▶ [Your task]: Repeat every entry word for word, but leave the images out of your copy.

** START Items **

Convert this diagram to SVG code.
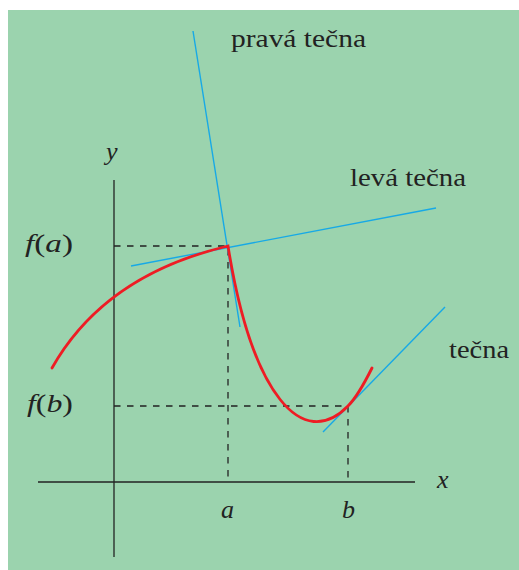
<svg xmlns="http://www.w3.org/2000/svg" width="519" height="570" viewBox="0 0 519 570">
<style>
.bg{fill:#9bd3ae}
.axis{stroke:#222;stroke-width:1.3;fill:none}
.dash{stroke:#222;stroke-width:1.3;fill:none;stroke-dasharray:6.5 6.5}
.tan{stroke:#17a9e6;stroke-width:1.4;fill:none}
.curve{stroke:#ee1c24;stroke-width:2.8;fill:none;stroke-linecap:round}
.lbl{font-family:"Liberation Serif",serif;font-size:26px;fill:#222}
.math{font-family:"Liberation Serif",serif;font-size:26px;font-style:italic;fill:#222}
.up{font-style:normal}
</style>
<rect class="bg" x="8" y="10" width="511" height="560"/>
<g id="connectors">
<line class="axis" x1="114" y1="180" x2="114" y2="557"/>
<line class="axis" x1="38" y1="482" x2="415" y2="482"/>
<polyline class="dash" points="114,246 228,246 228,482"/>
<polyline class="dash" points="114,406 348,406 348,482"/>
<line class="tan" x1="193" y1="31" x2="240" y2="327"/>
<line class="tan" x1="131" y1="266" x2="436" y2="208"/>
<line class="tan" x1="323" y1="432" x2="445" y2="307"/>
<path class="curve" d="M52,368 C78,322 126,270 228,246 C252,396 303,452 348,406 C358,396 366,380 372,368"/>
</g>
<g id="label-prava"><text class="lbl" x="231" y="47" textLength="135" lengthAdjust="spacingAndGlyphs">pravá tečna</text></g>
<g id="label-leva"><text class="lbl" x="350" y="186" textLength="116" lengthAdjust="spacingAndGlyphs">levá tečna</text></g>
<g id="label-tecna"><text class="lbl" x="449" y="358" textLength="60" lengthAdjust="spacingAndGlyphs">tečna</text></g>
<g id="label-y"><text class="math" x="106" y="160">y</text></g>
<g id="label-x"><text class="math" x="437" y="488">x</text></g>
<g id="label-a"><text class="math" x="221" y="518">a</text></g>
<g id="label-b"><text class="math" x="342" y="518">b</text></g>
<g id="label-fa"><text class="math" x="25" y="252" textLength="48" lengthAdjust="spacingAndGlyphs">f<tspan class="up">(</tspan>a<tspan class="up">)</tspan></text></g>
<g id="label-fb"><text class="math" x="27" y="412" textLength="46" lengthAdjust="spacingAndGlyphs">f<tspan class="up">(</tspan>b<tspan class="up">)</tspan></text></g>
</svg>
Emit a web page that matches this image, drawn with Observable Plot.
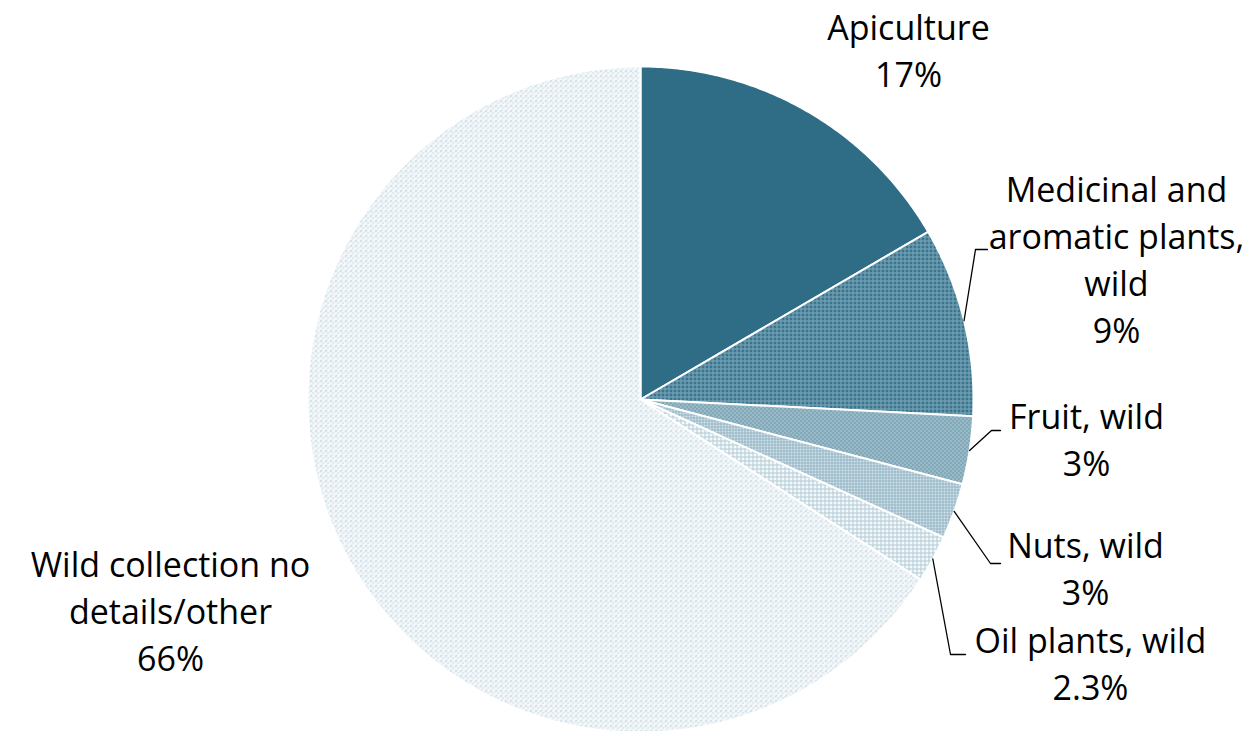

** END Items **

▶ [Full answer]:
Convert this diagram to SVG code.
<svg xmlns="http://www.w3.org/2000/svg" width="519" height="570" viewBox="0 0 519 570">
<style>
.bg{fill:#9bd3ae}
.axis{stroke:#222;stroke-width:1.3;fill:none}
.dash{stroke:#222;stroke-width:1.3;fill:none;stroke-dasharray:6.5 6.5}
.tan{stroke:#17a9e6;stroke-width:1.4;fill:none}
.curve{stroke:#ee1c24;stroke-width:2.8;fill:none;stroke-linecap:round}
.lbl{font-family:"Liberation Serif",serif;font-size:26px;fill:#222}
.math{font-family:"Liberation Serif",serif;font-size:26px;font-style:italic;fill:#222}
.up{font-style:normal}
</style>
<rect class="bg" x="8" y="10" width="511" height="560"/>
<g id="connectors">
<line class="axis" x1="114" y1="180" x2="114" y2="557"/>
<line class="axis" x1="38" y1="482" x2="415" y2="482"/>
<polyline class="dash" points="114,246 228,246 228,482"/>
<polyline class="dash" points="114,406 348,406 348,482"/>
<line class="tan" x1="193" y1="31" x2="240" y2="327"/>
<line class="tan" x1="131" y1="266" x2="436" y2="208"/>
<line class="tan" x1="323" y1="432" x2="445" y2="307"/>
<path class="curve" d="M52,368 C78,322 126,270 228,246 C252,396 303,452 348,406 C358,396 366,380 372,368"/>
</g>
<g id="label-prava"><text class="lbl" x="231" y="47" textLength="135" lengthAdjust="spacingAndGlyphs">pravá tečna</text></g>
<g id="label-leva"><text class="lbl" x="350" y="186" textLength="116" lengthAdjust="spacingAndGlyphs">levá tečna</text></g>
<g id="label-tecna"><text class="lbl" x="449" y="358" textLength="60" lengthAdjust="spacingAndGlyphs">tečna</text></g>
<g id="label-y"><text class="math" x="106" y="160">y</text></g>
<g id="label-x"><text class="math" x="437" y="488">x</text></g>
<g id="label-a"><text class="math" x="221" y="518">a</text></g>
<g id="label-b"><text class="math" x="342" y="518">b</text></g>
<g id="label-fa"><text class="math" x="25" y="252" textLength="48" lengthAdjust="spacingAndGlyphs">f<tspan class="up">(</tspan>a<tspan class="up">)</tspan></text></g>
<g id="label-fb"><text class="math" x="27" y="412" textLength="46" lengthAdjust="spacingAndGlyphs">f<tspan class="up">(</tspan>b<tspan class="up">)</tspan></text></g>
</svg>
Emit a web page that matches this image, drawn with Observable Plot.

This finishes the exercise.